But Pheres’ reply is pretty bracing too. I raised you to succeed me, he says. But I’m not obliged to die for you.19 Fathers don’t have to die for their sons. You delight in life, he adds: do you think your father doesn’t? And then he goes on to criticize Admetus for avoiding his due death, for allowing his wife to die in his place. You killed her, he says.20 The chorus try to get the men to stop arguing, but they are both unrepentant, and they continue to hurl insults at one another.
This intense debate at the heart of the play raises questions with no comfortable answers: what should we expect from our parents, our children, our spouses? Many of us might feel that we would willingly die for those we love, but perhaps, when it came to it, we would also cling to life, as both Pheres and Admetus have done. Would that make us selfish? Or just human?

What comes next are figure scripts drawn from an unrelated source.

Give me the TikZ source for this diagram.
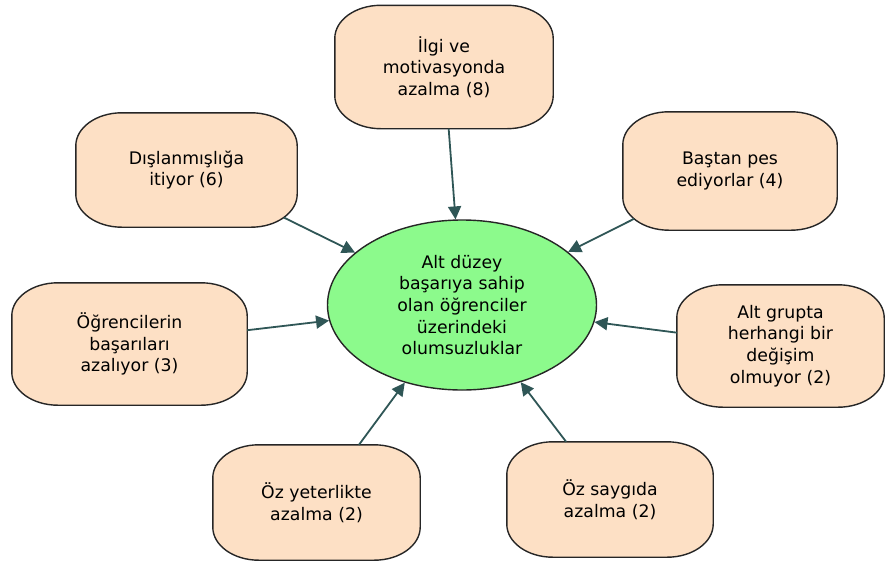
\documentclass[tikz,border=0pt]{standalone}
\usepackage{fontspec}
\setmainfont{DejaVu Sans}
\usetikzlibrary{shapes.geometric,arrows.meta,backgrounds}
\definecolor{boxfill}{RGB}{253,224,197}
\definecolor{ellfill}{RGB}{140,250,140}
\definecolor{arrowcol}{RGB}{47,86,86}
\tikzset{
  causetext/.style={draw=none, fill=none, inner sep=0pt, align=center,
    font=\fontsize{17.3}{21.7}\selectfont},
  causeshape/.style={draw=black!85, line width=1.4pt, fill=boxfill},
  centre/.style={ellipse, draw=black!85, line width=1.4pt, fill=ellfill, inner sep=0pt,
    minimum width=269pt, minimum height=170pt, align=center, font=\fontsize{17.3}{21.7}\selectfont},
  link/.style={draw=arrowcol, line width=1.8pt, -{Triangle[length=13pt,width=13pt]}}
}
% name, x, y, width, height, text
\newcommand{\causebox}[6]{%
  \node[causetext, minimum width=#4, minimum height=#5] (#1) at (#2,#3) {#6};
  \begin{scope}[on background layer]
    \path[causeshape] ([xshift=46pt]#1.north west) -- ([xshift=-46pt]#1.north east)
      arc[start angle=90, end angle=0, x radius=46pt, y radius=33pt]
      -- ([yshift=33pt]#1.south east)
      arc[start angle=0, end angle=-90, x radius=46pt, y radius=33pt]
      -- ([xshift=46pt]#1.south west)
      arc[start angle=270, end angle=180, x radius=46pt, y radius=33pt]
      -- ([yshift=-33pt]#1.north west)
      arc[start angle=180, end angle=90, x radius=46pt, y radius=33pt]
      -- cycle;
  \end{scope}}
\begin{document}
\begin{tikzpicture}[x=1pt,y=-1pt]
\useasboundingbox (0,0) rectangle (886,565);
\node[centre] (c) at (462,305) {Alt düzey\\başarıya sahip\\olan öğrenciler\\üzerindeki\\olumsuzluklar};
\causebox{top}{444}{67}{218pt}{123pt}{İlgi ve\\motivasyonda\\azalma (8)}
\causebox{tl}{186.5}{170}{221pt}{114pt}{Dışlanmışlığa\\itiyor (6)}
\causebox{tr}{730}{171}{214pt}{118pt}{Baştan pes\\ediyorlar (4)}
\causebox{l}{129.5}{344}{235pt}{122pt}{Öğrencilerin\\başarıları\\azalıyor (3)}
\causebox{r}{780.5}{346}{207pt}{122pt}{Alt grupta\\herhangi bir\\değişim\\olmuyor (2)}
\causebox{bl}{316.5}{502.5}{207pt}{115pt}{Öz yeterlikte\\azalma (2)}
\causebox{br}{610}{499.5}{206pt}{115pt}{Öz saygıda\\azalma (2)}
\draw[link] (top) -- (c);
\draw[link, shorten <=-15pt] (tl) -- (c);
\draw[link, shorten <=-12.6pt] (tr) -- (c);
\draw[link] (l) -- (c);
\draw[link] (r) -- (c);
\draw[link] (bl) -- (c);
\draw[link] (br) -- (c);
\end{tikzpicture}
\end{document}
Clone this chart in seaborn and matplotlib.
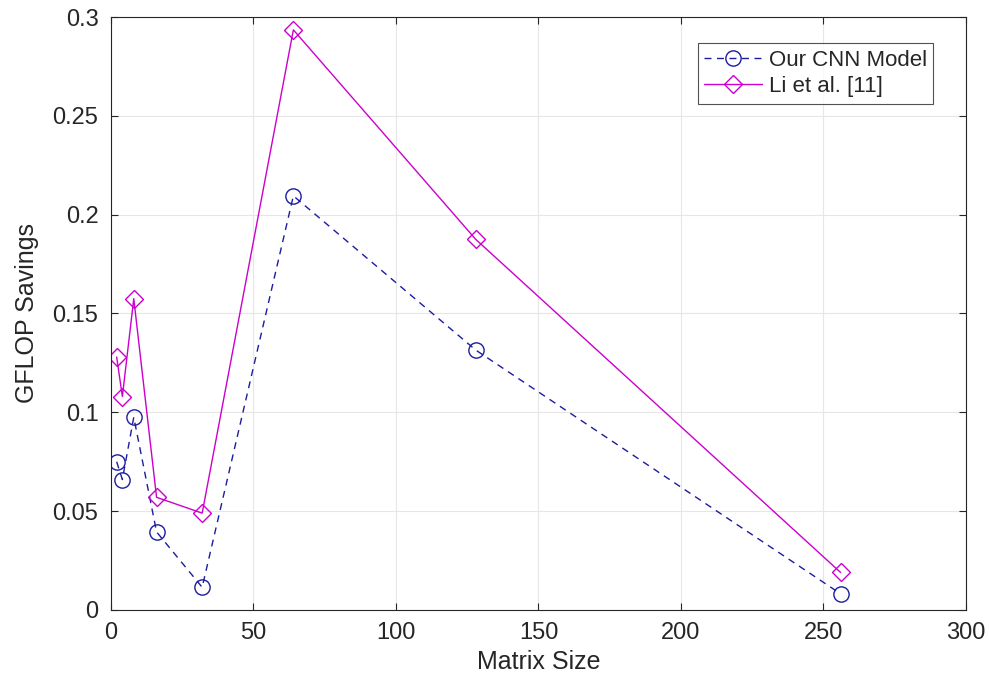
import numpy as np
import pandas as pd
import matplotlib
matplotlib.use("Agg")
import matplotlib.pyplot as plt
import seaborn as sns

matrix_size = [2, 4, 8, 16, 32, 64, 128, 256]
cnn_savings = [0.075, 0.066, 0.0975, 0.0395, 0.0115, 0.2095, 0.1315, 0.0082]
li_savings = [0.128, 0.108, 0.1575, 0.057, 0.049, 0.2935, 0.1875, 0.019]
series_names = ["Our CNN Model", "Li et al. [11]"]
x_ticks = [0, 50, 100, 150, 200, 250, 300]
y_ticks = [0, 0.05, 0.1, 0.15, 0.2, 0.25, 0.3]
y_tick_labels = ["0", "0.05", "0.1", "0.15", "0.2", "0.25", "0.3"]

df = pd.DataFrame({
    "Matrix Size": matrix_size * 2,
    "GFLOP Savings": cnn_savings + li_savings,
    "Series": [series_names[0]] * len(matrix_size) + [series_names[1]] * len(matrix_size),
})

sns.set_theme(style="white")
plt.rcParams['font.family'] = ['Liberation Sans', 'DejaVu Sans']

fig = plt.figure(figsize=(9.89, 6.83), dpi=100)
ax = fig.add_axes([0.1122, 0.1069, 0.8645, 0.8682])

palette = {series_names[0]: "#1c1c9e", series_names[1]: "#cc00cc"}
markers = {series_names[0]: "o", series_names[1]: "D"}
dashes = {series_names[0]: (5, 4), series_names[1]: ""}

sns.lineplot(data=df, x="Matrix Size", y="GFLOP Savings", hue="Series", style="Series",
             palette=palette, markers=markers, dashes=dashes, linewidth=1.0,
             markersize=11, markerfacecolor="none", markeredgewidth=1.0,
             ax=ax, sort=False)
for line in ax.lines:
    line.set_markerfacecolor("none")
    line.set_markeredgecolor(line.get_color())
    if line.get_marker() == "D":
        line.set_markersize(9.5)

ax.set_xlim(0, 300)
ax.set_ylim(0, 0.3)
ax.set_xticks(x_ticks)
ax.set_yticks(y_ticks)
ax.set_yticklabels(y_tick_labels)
ax.grid(True, color="#e6e6e6", linewidth=0.8)
ax.set_axisbelow(True)
for s in ax.spines.values():
    s.set_visible(True)
    s.set_color("#262626")
    s.set_linewidth(0.8)
ax.tick_params(direction="in", length=5, width=0.8, colors="#262626",
               labelsize=17, top=True, right=True, bottom=True, left=True,
               labeltop=False, labelright=False, pad=9)
ax.set_xlabel("Matrix Size", fontsize=18, color="#262626")
ax.set_ylabel("GFLOP Savings", fontsize=18, color="#262626", labelpad=10)

leg = ax.legend(loc="upper right", bbox_to_anchor=(0.975, 0.975), fontsize=16,
                frameon=True, fancybox=False, edgecolor="#262626",
                handlelength=2.6, borderpad=0.3, labelspacing=0.25, handletextpad=0.3)
leg.get_frame().set_linewidth(0.8)
for h in leg.legend_handles:
    h.set_markerfacecolor("none")
    if h.get_marker() == "D":
        h.set_markersize(9.5)

fig.savefig("out.png", dpi=100)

The assumption underpinning Admetus’ argument is exactly the same as that which Orpheus offered in Ovid’s Metamorphoses when he persuaded Proserpina/Persephone to release Eurydice: she has died too young. It is not just the fact that their love has been sundered which is so awful, but that her life has been cut short unjustly. Would the story of these tragic lovers lose something if they were older? If they were newly married but in their eighties, would we feel the same sense of unfairness? There is something more poignant – isn’t there? – in the death of someone very young than in the death of someone very old: it’s harder to feel that it’s a tragedy when someone who has lived a rich, long life eventually dies, even if they are much loved and mourned. It is still a great sadness, but it’s not accompanied by the raging sense of unfairness we feel at the futility of a child or young adult dying.
We mourn differently in each case: when someone dies very young, we feel that they – and we – have been robbed of their potential. We see what should have been their future in glimpses when another young person passes milestones that our loved one never reached. When someone older dies, we feel deprived of experience, of both them and of the huge part they played in our own lives. If we’re very unlucky, this grief even sours or obscures the happiness of remembering them.
But Pheres also has a point, doesn’t he? You want to live: why wouldn’t I? We don’t get to impose death on the old, merely because we think they’ve had their go and now it’s our turn. How would Admetus feel if his young son had been offered the bargain by Apollo? Would he have stepped up to die so that his son could live? Or is a longer life expectancy more valuable than a shorter one only if you are the younger man in the equation?
I did promise you a happy ending, so here it is: Heracles arrives to stay with Admetus. There’s a brief confusion when he doesn’t know that Alcestis has died, because Admetus has ordered his slaves not to mention it. Finally, one of them gives it up and Heracles bounds into action. He hastens to Alcestis’ tomb and wrestles with Death, returning with a veiled, silent woman. After some resistance, Admetus accepts that his wife has been returned to him. That Heracles – who, we must remember, will be another surviving visitor to the Underworld, just like Orpheus – has brought back Alcestis. But she cannot speak for three days. She belongs to the gods of Hades until she undergoes a ritual purification.
So how might this story, of a woman who dies to save her husband’s life, influence the story of Eurydice? It is our first reference to the Underworld narrative, although she isn’t named. When Admetus is responding to Alcestis’ big speech (the one where she makes him promise he won’t remarry), he builds to a climax of sorrow at her imminent loss. If I had the voice and the songs of Orpheus,21 he says, if I could charm Persephone and her husband, I would go down and seize you from Hades. And the guard dog wouldn’t hold me back, and nor would the ferryman, until I’d brought you into the light again. But I can’t do that, so I’ll be with you when I die.
It’s an interesting example for Admetus to choose, given that Orpheus is ultimately unsuccessful in his attempt to reclaim Eurydice. Presumably, even though this is the earliest version of the story that we can be sure of, Euripides’ audience would have been familiar with it from sources which are lost to us: Admetus does a recap of the important bits, but it sounds like he’s mentioning an example he thinks we’d all recognize, rather than telling us a story we haven’t heard before.
The play has a happy ending precisely because Heracles can do what Orpheus cannot: successfully retrieve a young woman from the greedy maw of Death. And surely that’s because Heracles isn’t trying to reclaim someone he loves. He seems to have feelings of warm friendship towards both Admetus and Alcestis, but she’s not his heart’s desire, in the way Eurydice is for Orpheus. Even if Heracles were not such a strongman (who can wrestle Death and come off the winner), and even if he had been later setting out to chase after Alcestis (he catches her at her tomb rather than having to make an actual trip to the Underworld as he will in his final labour: the abduction of Cerberus), he would still stand a better chance of reclaiming Alcestis than Orpheus does of reclaiming Eurydice. Imagine if Heracles had been ordered to walk out of the Underworld and not look back: he would have been fine. He doesn’t have the strength of emotion that Orpheus has, so he doesn’t have the destructive anxiety that accompanies it. He is a man who can stroll down to the Underworld to steal a novelty dog. This isn’t a hero who will be tormented by fear of loss.